Falling Down Is Not a Motor Vehicle Accident

Nexus With Vehicle and Injury Required

Uninsured motorist (UM) coverage and Personal Insurance Protection (PIP) coverage is designed to protect an insured person against the risk of injury by an uninsured person. If an uninsured operator of an automobile causes injury to a person who has UM or PIP coverage the person with UM or PIP coverage can treat his insurer as if it was the insurer of the uninsured motorist. The coverage, of course, is limited to an accident that has a direct nexus to a vehicle.

In Gino Sulpizi v. LM General Insurance Company, Docket NO. A-4255-16T4, Superior Court Of New Jersey Appellate Division (April 4, 2018) Plaintiff Gino Sulpizi appealed after his insurer obtained a summary judgment of no coverage.

FACTS

Plaintiff, a Pennsylvania resident, primarily resides in Philadelphia. He owns a vehicle that has a Pennsylvania automobile insurance policy provided by LM Insurance. Plaintiff also owns a vacation home in Brigantine, New Jersey.

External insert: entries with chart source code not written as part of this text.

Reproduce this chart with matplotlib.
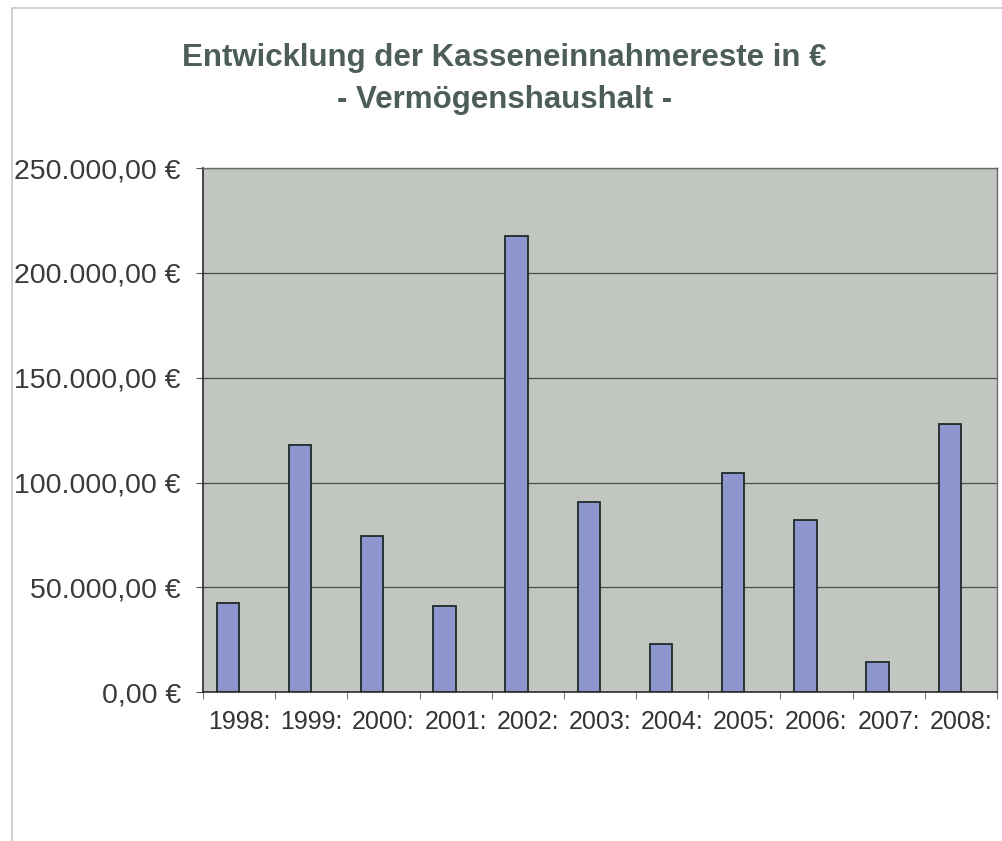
import matplotlib
matplotlib.use("Agg")
import matplotlib.pyplot as plt
from matplotlib.patches import Rectangle
from matplotlib.ticker import FuncFormatter, MultipleLocator

years = ["1998:", "1999:", "2000:", "2001:", "2002:", "2003:", "2004:", "2005:", "2006:", "2007:", "2008:"]
values = [42500, 118000, 74500, 41000, 217500, 90500, 23000, 104500, 82000, 14500, 128000]
title_lines = ["Entwicklung der Kasseneinnahmereste in €", "- Vermögenshaushalt -"]

plt.rcParams['font.family'] = ['Liberation Sans', 'DejaVu Sans']

fig = plt.figure(figsize=(10.03, 8.41), dpi=100)
fig.patch.set_facecolor('white')
fig.patches.append(Rectangle((0.012, -0.01), 1.0, 1.0, transform=fig.transFigure,
                             fill=False, edgecolor='#c8c8c8', linewidth=1.2))

ax = fig.add_axes([0.2024, 0.177, 0.7916, 0.623])
ax.set_facecolor('#c2c6c0')

bar_w = 0.31
x = list(range(len(years)))
# clustered layout: visible series sits in the left half of each category
ax.bar([i - bar_w / 2 for i in x], values, width=bar_w, color='#8f95cf',
       edgecolor='#1e2a28', linewidth=1.3, zorder=3)

ax.set_xlim(-0.5, len(years) - 0.5)
ax.set_ylim(0, 250000)
ax.yaxis.set_major_locator(MultipleLocator(50000))

def fmt(v, pos):
    s = f"{v:,.2f}".replace(",", "X").replace(".", ",").replace("X", ".")
    return s + " €"
ax.yaxis.set_major_formatter(FuncFormatter(fmt))

ax.grid(axis='y', color='#4a4f4c', linewidth=0.9, zorder=1)
ax.set_axisbelow(True)

ax.set_xticks(x)
ax.set_xticklabels(years)
ax.set_xticks([i - 0.5 for i in range(len(years) + 1)], minor=True)
ax.tick_params(axis='x', which='major', length=0, pad=13, labelsize=18, labelcolor='#333333')
ax.tick_params(axis='x', which='minor', length=5, color='#555555', direction='out')
ax.tick_params(axis='y', length=5, color='#555555', pad=11, labelsize=20.5, labelcolor='#3a3a3a')

for side in ['left', 'bottom']:
    ax.spines[side].set_color('#2a2a2a')
    ax.spines[side].set_linewidth(1.2)
for side in ['top', 'right']:
    ax.spines[side].set_color('#6a6a6a')
    ax.spines[side].set_linewidth(1.0)

fig.text(0.503, 0.931, title_lines[0], ha='center', va='center', fontsize=22.5,
         fontweight='bold', color='#4d5e58')
fig.text(0.503, 0.881, title_lines[1], ha='center', va='center', fontsize=22.5,
         fontweight='bold', color='#4d5e58')

fig.savefig("out.png", dpi=100)
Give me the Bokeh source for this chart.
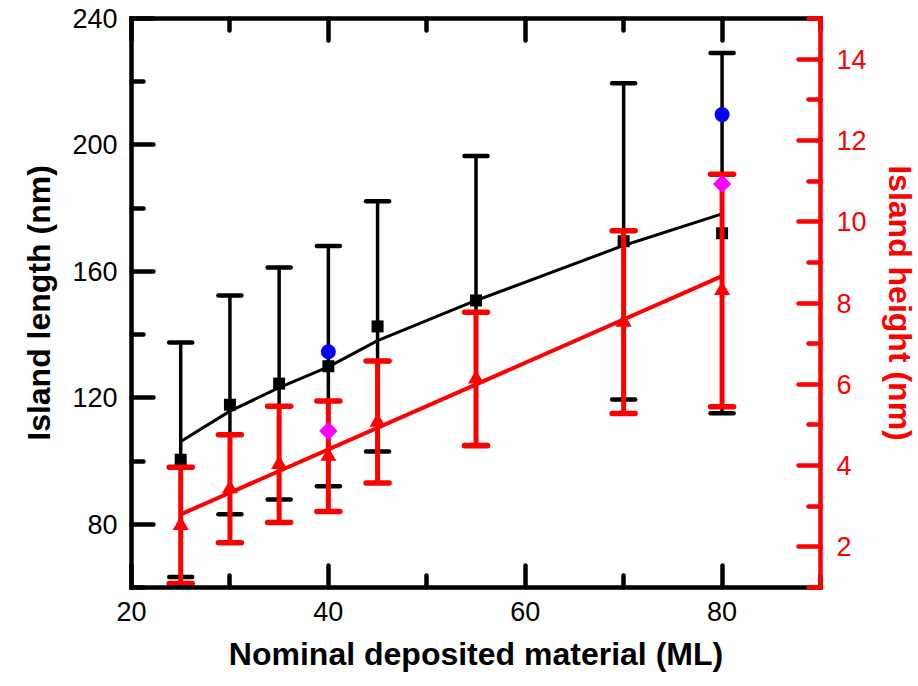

On June 30, 2015, plaintiff was at his vacation home in New Jersey when he decided to mail a letter. He drove his car from his home and parked across the street from a mailbox. Plaintiff exited his vehicle and began to walk across the street towards the mailbox. When he was halfway across the opposite lane, he saw a pickup truck approaching him and he “scurried over” to the side of the road. Plaintiff then tripped on the curb and fell near the mailbox. He alleges he suffered personal injuries as a result of the fall.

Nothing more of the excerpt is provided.